Aggregating Data by Multiple Columns using Count and Sum
Pandas pivot tables also allow us to aggregate data by multiple columns. We can achieve this by specifying multiple columns as the values parameter.
Let’s modify our previous example to calculate the count and sum of quantities sold for each product category and region.
“`python
import pandas as pd
# Create a sample sales dataset
data = {‘Category’: [‘Electronics’, ‘Fashion’, ‘Fashion’, ‘Electronics’, ‘Electronics’],
‘Region’: [‘North’, ‘South’, ‘North’, ‘South’, ‘North’],
‘Quantity’: [5, 3, 2, 1, 4]}
df = pd.DataFrame(data)
# Create a pivot table with multiple columns
pivot_table = pd.pivot_table(df, index=’Category’, columns=’Region’, values=’Quantity’, aggfunc=[‘count’, ‘sum’])
print(pivot_table)
“`
Output:
“`
count sum
Region North South North South
Category
Electronics 2 1 9 1
Fashion 1 1 2 3
“`
In this example, we pass a list of aggregation functions ([‘count’, ‘sum’]) to the aggfunc parameter. As a result, the pivot table now includes both the count and sum of quantities sold for each product category and region.
Handling Missing Values in Pivot Tables
When creating pivot tables, it is common to encounter missing values (NaN) due to incomplete or inconsistent data. Pandas provides several options for handling missing values in pivot tables.
By default, pandas excludes any rows or columns with missing values from the pivot table calculation.
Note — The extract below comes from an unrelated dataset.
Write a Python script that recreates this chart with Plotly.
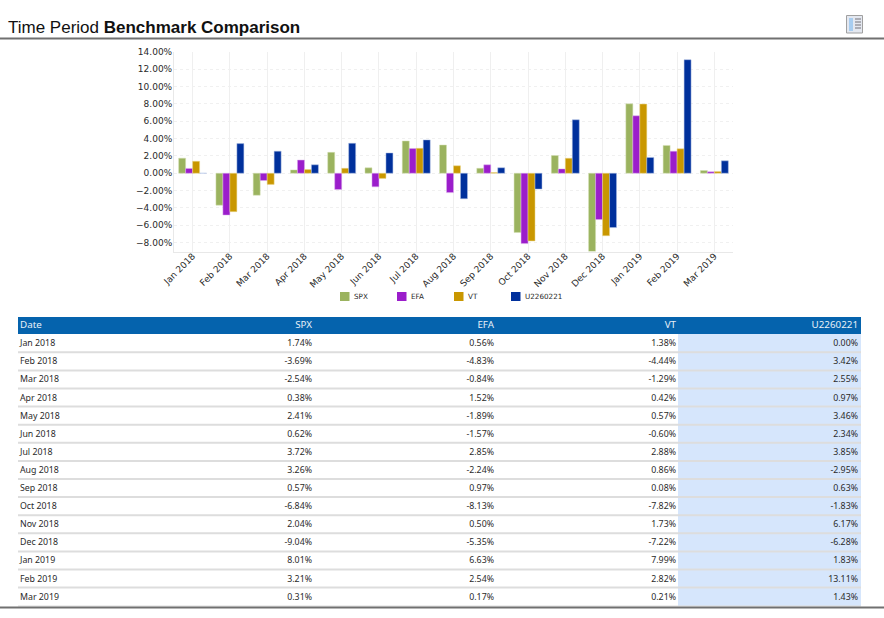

However, we can specify the fill_value parameter to replace these missing values with a specific value.
“`python
import pandas as pd
import numpy as np
# Create a sample sales dataset with missing values
data = {‘Category’: [‘Electronics’, ‘Fashion’, ‘Fashion’, ‘Electronics’, ‘Electronics’],
‘Region’: [‘North’, ‘South’, ‘North’, ‘South’, ‘North’],
‘Quantity’: [5, np.nan, 2, 1, 4]}
df = pd.DataFrame(data)
# Create a pivot table with missing values filled with zero
pivot_table = pd.pivot_table(df, index=’Category’, columns=’Region’, values=’Quantity’, aggfunc=’sum’, fill_value=0)
print(pivot_table)
“`
Output:
“`
Region North South
Category
Electronics 9 1
Fashion 2 0
“`
In this example, we set the fill_value parameter to 0. As a result, any missing values in the pivot table are replaced with zeros.
Using the Margins Parameter to Show the Total Count and Sum
Pandas pivot tables provide a convenient way to calculate the total count and sum across all rows and columns using the margins parameter.
Let’s modify our previous example to include the total count and sum across regions and product categories.
“`python
import pandas as pd
# Create a sample sales dataset
data = {‘Category’: [‘Electronics’, ‘Fashion’, ‘Fashion’, ‘Electronics’, ‘Electronics’],
‘Region’: [‘North’, ‘South’, ‘North’, ‘South’, ‘North’],
‘Quantity’: [5, 3, 2, 1, 4]}
df = pd.DataFrame(data)
# Create a pivot table with margins
pivot_table = pd.pivot_table(df, index=’Category’, columns=’Region’, values=’Quantity’, aggfunc=’sum’, margins=True)
print(pivot_table)
“`
Output:
“`
Region North South All
Category
Electronics 9 1 10
Fashion 2 3 5
All 11 4 15
“`
In this example, adding the margins=True parameter includes an additional ‘All’ row and column in the pivot table. The ‘All’ row and column provide the total count and sum across all regions and product categories.
Advanced Pivot Table Techniques
Pandas pivot tables offer a wide range of advanced customization options and techniques. Let’s explore some of these options:
Advanced Customization Options for Pivot Tables:
– Changing the aggregation function: Besides count and sum, pivot tables support other aggregation functions like mean, median, min, max, etc. These functions can be specified using the aggfunc parameter.
– Handling multiple aggregation functions: We can calculate multiple statistics simultaneously by passing a list of aggregation functions to the aggfunc parameter.
– Formatting the output: The pivot table output can be customized using formatting options like precision, currency symbols, decimal separators, etc.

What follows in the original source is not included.